Rows from a dataset of charts and code =

▽

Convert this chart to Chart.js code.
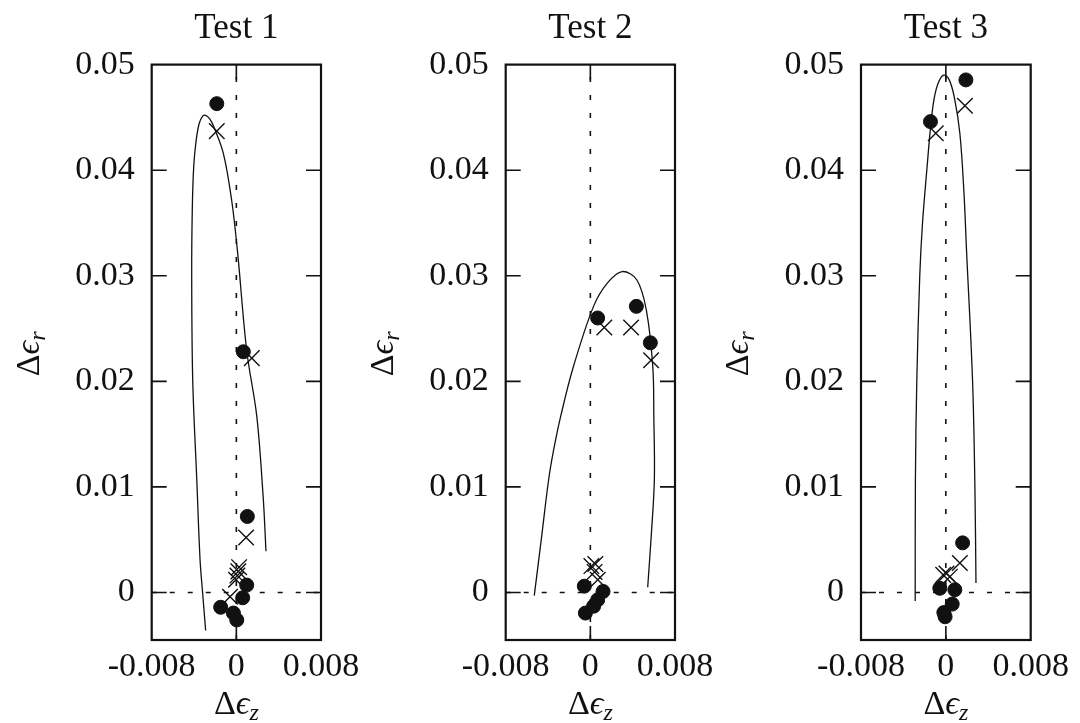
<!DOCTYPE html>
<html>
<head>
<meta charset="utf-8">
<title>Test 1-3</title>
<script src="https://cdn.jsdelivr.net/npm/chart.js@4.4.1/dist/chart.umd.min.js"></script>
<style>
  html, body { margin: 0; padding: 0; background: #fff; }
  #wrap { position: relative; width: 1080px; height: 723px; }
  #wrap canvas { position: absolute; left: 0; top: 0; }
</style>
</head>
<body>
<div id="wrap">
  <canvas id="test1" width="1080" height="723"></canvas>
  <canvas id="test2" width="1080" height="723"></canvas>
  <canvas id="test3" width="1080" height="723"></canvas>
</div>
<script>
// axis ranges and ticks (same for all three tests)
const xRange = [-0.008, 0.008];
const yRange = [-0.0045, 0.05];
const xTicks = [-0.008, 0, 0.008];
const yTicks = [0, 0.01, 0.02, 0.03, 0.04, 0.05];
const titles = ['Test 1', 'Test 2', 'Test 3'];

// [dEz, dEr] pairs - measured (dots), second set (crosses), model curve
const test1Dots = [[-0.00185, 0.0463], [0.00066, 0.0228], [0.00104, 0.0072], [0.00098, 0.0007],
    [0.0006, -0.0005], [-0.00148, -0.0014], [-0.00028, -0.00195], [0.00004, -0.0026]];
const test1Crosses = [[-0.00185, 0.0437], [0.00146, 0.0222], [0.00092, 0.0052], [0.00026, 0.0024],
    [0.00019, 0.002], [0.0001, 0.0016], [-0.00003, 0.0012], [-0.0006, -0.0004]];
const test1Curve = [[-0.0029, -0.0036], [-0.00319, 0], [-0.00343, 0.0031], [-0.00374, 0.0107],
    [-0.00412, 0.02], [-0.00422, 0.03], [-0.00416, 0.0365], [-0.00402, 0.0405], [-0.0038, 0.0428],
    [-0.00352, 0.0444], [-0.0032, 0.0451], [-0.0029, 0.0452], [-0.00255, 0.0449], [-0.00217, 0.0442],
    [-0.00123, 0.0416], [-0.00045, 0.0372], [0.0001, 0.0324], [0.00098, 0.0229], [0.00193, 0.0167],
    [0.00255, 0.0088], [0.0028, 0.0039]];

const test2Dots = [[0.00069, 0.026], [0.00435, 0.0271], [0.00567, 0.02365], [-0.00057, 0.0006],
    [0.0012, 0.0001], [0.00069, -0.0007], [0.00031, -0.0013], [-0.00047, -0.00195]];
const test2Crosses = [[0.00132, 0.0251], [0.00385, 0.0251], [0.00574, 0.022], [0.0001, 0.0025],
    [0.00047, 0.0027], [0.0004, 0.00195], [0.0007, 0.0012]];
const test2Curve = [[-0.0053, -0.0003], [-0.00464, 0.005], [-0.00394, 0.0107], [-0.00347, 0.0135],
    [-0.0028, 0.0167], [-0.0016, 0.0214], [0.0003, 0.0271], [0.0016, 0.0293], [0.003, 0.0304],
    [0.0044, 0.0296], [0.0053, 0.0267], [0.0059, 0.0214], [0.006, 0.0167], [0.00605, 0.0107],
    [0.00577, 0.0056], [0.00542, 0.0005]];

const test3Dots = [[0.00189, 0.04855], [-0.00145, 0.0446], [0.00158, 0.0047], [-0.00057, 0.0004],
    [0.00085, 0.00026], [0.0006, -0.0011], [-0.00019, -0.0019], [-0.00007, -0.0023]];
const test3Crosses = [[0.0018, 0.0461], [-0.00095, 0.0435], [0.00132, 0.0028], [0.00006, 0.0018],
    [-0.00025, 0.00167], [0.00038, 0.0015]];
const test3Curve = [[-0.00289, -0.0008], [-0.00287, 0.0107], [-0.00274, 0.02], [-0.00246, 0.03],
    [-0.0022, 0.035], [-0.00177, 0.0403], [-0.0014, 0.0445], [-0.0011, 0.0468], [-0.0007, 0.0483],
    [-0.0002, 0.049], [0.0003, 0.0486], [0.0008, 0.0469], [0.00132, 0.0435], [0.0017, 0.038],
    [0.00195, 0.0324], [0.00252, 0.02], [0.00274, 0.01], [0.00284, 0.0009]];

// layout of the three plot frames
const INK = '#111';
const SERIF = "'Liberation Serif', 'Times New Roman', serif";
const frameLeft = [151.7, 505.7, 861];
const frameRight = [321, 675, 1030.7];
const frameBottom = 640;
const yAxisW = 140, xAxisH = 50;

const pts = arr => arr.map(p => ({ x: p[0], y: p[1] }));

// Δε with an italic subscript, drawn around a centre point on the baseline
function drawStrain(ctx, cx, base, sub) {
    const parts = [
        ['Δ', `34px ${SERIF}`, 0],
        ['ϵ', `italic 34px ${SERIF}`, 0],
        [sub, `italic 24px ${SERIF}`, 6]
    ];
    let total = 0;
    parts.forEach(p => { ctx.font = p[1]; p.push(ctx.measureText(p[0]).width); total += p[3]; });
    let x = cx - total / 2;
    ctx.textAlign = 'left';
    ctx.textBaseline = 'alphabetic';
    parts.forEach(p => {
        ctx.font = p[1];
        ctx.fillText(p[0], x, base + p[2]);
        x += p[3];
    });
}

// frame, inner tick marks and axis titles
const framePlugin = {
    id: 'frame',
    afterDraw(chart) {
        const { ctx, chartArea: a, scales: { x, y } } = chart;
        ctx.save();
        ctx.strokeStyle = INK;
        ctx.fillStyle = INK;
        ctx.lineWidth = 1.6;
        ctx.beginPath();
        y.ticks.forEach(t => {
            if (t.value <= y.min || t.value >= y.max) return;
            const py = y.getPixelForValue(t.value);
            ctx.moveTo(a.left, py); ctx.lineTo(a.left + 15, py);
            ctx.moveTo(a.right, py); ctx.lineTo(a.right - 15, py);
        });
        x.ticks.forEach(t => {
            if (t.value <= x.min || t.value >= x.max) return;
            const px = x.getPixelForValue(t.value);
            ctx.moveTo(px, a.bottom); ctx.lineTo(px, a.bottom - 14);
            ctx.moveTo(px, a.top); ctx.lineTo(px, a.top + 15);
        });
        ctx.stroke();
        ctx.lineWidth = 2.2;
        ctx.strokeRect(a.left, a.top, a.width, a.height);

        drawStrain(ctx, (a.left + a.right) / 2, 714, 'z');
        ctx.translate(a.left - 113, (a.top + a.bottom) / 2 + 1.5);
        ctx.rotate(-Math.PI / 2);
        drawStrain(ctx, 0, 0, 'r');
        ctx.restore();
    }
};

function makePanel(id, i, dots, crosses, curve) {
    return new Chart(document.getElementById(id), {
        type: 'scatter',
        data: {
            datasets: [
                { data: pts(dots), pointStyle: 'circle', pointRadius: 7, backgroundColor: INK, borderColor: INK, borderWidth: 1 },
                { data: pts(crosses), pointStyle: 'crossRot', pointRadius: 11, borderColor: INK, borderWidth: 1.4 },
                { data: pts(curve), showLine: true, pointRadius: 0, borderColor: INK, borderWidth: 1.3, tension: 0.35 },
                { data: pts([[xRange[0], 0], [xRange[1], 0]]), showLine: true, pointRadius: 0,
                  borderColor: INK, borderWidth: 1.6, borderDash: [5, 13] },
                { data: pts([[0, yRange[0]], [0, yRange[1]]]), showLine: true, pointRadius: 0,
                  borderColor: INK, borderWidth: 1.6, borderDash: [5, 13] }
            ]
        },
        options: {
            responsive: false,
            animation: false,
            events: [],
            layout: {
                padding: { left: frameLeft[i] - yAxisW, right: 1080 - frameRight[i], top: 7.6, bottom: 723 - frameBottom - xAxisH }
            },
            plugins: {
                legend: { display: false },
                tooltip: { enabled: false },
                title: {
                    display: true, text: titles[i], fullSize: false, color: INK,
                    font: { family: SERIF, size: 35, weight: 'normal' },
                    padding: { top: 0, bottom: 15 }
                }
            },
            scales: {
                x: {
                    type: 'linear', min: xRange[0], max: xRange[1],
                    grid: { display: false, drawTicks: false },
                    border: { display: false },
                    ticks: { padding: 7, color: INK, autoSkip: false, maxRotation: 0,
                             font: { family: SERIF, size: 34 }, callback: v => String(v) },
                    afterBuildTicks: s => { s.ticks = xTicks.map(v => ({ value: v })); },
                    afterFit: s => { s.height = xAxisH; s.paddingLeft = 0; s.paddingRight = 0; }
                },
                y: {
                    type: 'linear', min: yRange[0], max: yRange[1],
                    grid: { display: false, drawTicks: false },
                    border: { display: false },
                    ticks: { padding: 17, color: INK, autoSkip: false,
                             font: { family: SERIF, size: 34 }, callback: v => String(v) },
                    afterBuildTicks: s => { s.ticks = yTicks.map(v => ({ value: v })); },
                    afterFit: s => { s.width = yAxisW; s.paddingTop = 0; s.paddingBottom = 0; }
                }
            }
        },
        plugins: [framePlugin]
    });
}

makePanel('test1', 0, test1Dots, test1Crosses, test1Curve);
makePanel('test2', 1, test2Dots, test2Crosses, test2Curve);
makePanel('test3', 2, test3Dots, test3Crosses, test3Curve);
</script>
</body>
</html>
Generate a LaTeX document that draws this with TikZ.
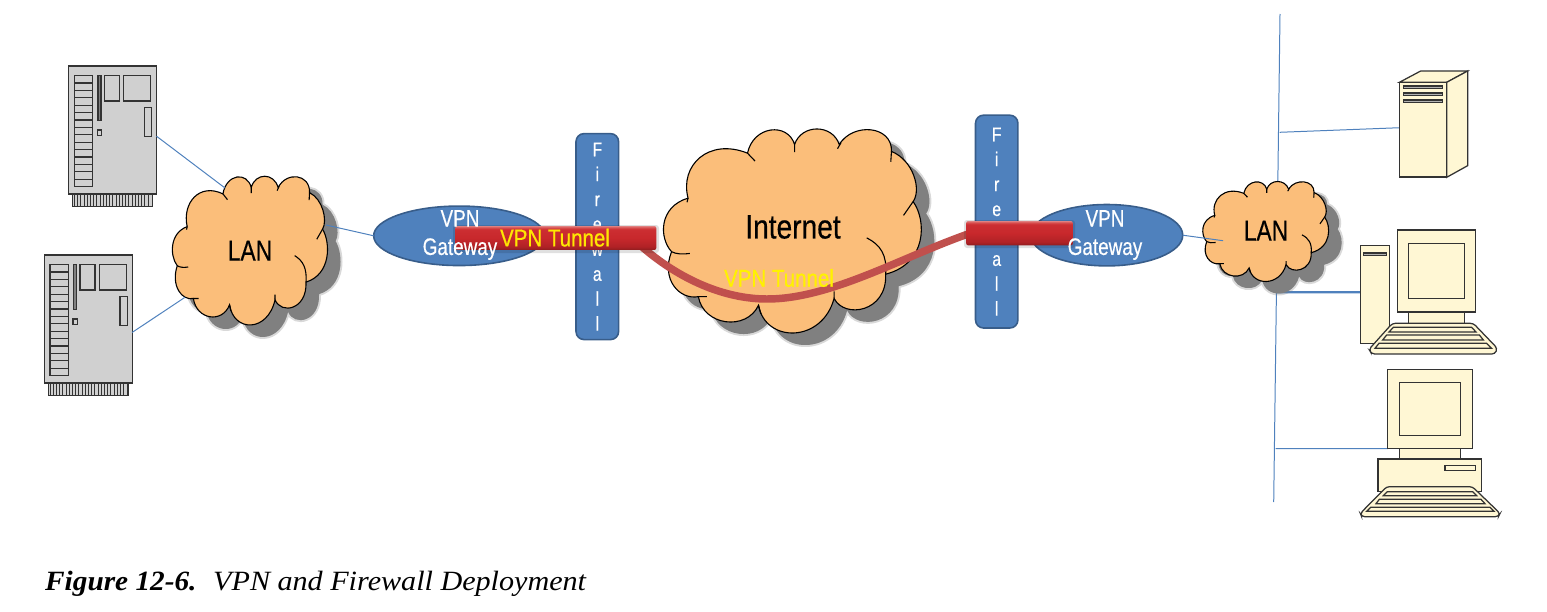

△

Aim of the task = Look through the data above. Find each line with the string "document" and copy it.

Task output =
    return new Chart(document.getElementById(id), {
Generate a LaTeX document that draws this with TikZ.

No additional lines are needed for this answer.